COLLECTED DATA:
_____

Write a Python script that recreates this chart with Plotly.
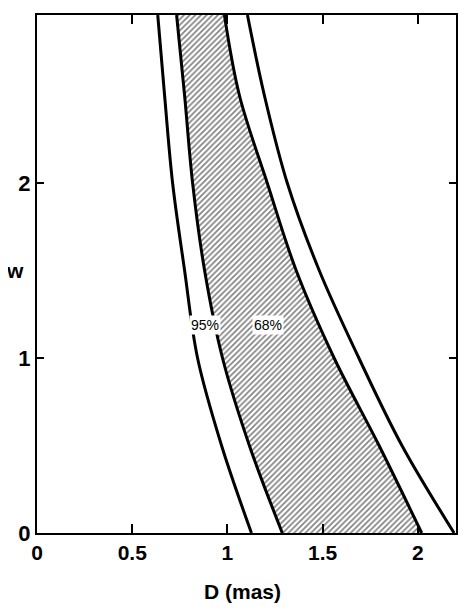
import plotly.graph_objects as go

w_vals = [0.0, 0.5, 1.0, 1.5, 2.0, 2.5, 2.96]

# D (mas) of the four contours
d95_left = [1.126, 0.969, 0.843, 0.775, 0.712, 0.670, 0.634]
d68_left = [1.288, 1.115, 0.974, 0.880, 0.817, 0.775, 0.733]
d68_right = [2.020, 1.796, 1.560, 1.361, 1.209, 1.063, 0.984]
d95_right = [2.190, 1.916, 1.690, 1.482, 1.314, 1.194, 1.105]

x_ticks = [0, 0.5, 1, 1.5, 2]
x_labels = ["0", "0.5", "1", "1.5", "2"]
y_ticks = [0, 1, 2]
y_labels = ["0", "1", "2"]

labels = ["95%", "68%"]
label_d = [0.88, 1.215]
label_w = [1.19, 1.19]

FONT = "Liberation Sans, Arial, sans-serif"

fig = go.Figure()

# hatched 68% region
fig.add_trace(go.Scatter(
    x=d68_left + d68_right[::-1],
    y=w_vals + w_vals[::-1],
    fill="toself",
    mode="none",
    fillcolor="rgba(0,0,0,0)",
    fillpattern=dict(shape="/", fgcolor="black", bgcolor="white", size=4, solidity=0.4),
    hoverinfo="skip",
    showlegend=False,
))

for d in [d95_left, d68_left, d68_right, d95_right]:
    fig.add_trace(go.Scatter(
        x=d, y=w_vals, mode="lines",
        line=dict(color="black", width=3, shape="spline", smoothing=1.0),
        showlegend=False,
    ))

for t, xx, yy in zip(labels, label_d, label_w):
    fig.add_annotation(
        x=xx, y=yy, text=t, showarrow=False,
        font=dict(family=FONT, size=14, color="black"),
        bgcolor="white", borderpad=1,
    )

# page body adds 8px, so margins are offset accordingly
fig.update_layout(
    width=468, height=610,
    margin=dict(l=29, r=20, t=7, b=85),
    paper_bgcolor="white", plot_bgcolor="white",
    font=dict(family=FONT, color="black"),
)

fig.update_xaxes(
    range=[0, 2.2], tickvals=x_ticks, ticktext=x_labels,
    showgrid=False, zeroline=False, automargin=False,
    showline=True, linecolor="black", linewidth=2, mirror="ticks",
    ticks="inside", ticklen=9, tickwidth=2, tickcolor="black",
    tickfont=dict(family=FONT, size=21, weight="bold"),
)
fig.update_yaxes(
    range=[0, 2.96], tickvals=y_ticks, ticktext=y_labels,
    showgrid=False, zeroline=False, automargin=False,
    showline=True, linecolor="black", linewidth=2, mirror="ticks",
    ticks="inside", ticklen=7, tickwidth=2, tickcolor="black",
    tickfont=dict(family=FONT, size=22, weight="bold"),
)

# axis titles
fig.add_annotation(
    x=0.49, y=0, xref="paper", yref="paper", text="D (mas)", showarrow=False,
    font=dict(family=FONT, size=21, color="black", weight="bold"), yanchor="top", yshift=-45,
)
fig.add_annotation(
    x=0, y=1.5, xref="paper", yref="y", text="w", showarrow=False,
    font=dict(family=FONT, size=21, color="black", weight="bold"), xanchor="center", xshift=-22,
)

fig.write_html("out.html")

_____

INSTRUCTIONS TO FOLLOW:
Retype the data above exactly; pictures are not part of the copy.

FULL ANSWER:
Write a Python script that recreates this chart with Plotly.
import plotly.graph_objects as go

w_vals = [0.0, 0.5, 1.0, 1.5, 2.0, 2.5, 2.96]

# D (mas) of the four contours
d95_left = [1.126, 0.969, 0.843, 0.775, 0.712, 0.670, 0.634]
d68_left = [1.288, 1.115, 0.974, 0.880, 0.817, 0.775, 0.733]
d68_right = [2.020, 1.796, 1.560, 1.361, 1.209, 1.063, 0.984]
d95_right = [2.190, 1.916, 1.690, 1.482, 1.314, 1.194, 1.105]

x_ticks = [0, 0.5, 1, 1.5, 2]
x_labels = ["0", "0.5", "1", "1.5", "2"]
y_ticks = [0, 1, 2]
y_labels = ["0", "1", "2"]

labels = ["95%", "68%"]
label_d = [0.88, 1.215]
label_w = [1.19, 1.19]

FONT = "Liberation Sans, Arial, sans-serif"

fig = go.Figure()

# hatched 68% region
fig.add_trace(go.Scatter(
    x=d68_left + d68_right[::-1],
    y=w_vals + w_vals[::-1],
    fill="toself",
    mode="none",
    fillcolor="rgba(0,0,0,0)",
    fillpattern=dict(shape="/", fgcolor="black", bgcolor="white", size=4, solidity=0.4),
    hoverinfo="skip",
    showlegend=False,
))

for d in [d95_left, d68_left, d68_right, d95_right]:
    fig.add_trace(go.Scatter(
        x=d, y=w_vals, mode="lines",
        line=dict(color="black", width=3, shape="spline", smoothing=1.0),
        showlegend=False,
    ))

for t, xx, yy in zip(labels, label_d, label_w):
    fig.add_annotation(
        x=xx, y=yy, text=t, showarrow=False,
        font=dict(family=FONT, size=14, color="black"),
        bgcolor="white", borderpad=1,
    )

# page body adds 8px, so margins are offset accordingly
fig.update_layout(
    width=468, height=610,
    margin=dict(l=29, r=20, t=7, b=85),
    paper_bgcolor="white", plot_bgcolor="white",
    font=dict(family=FONT, color="black"),
)

fig.update_xaxes(
    range=[0, 2.2], tickvals=x_ticks, ticktext=x_labels,
    showgrid=False, zeroline=False, automargin=False,
    showline=True, linecolor="black", linewidth=2, mirror="ticks",
    ticks="inside", ticklen=9, tickwidth=2, tickcolor="black",
    tickfont=dict(family=FONT, size=21, weight="bold"),
)
fig.update_yaxes(
    range=[0, 2.96], tickvals=y_ticks, ticktext=y_labels,
    showgrid=False, zeroline=False, automargin=False,
    showline=True, linecolor="black", linewidth=2, mirror="ticks",
    ticks="inside", ticklen=7, tickwidth=2, tickcolor="black",
    tickfont=dict(family=FONT, size=22, weight="bold"),
)

# axis titles
fig.add_annotation(
    x=0.49, y=0, xref="paper", yref="paper", text="D (mas)", showarrow=False,
    font=dict(family=FONT, size=21, color="black", weight="bold"), yanchor="top", yshift=-45,
)
fig.add_annotation(
    x=0, y=1.5, xref="paper", yref="y", text="w", showarrow=False,
    font=dict(family=FONT, size=21, color="black", weight="bold"), xanchor="center", xshift=-22,
)

fig.write_html("out.html")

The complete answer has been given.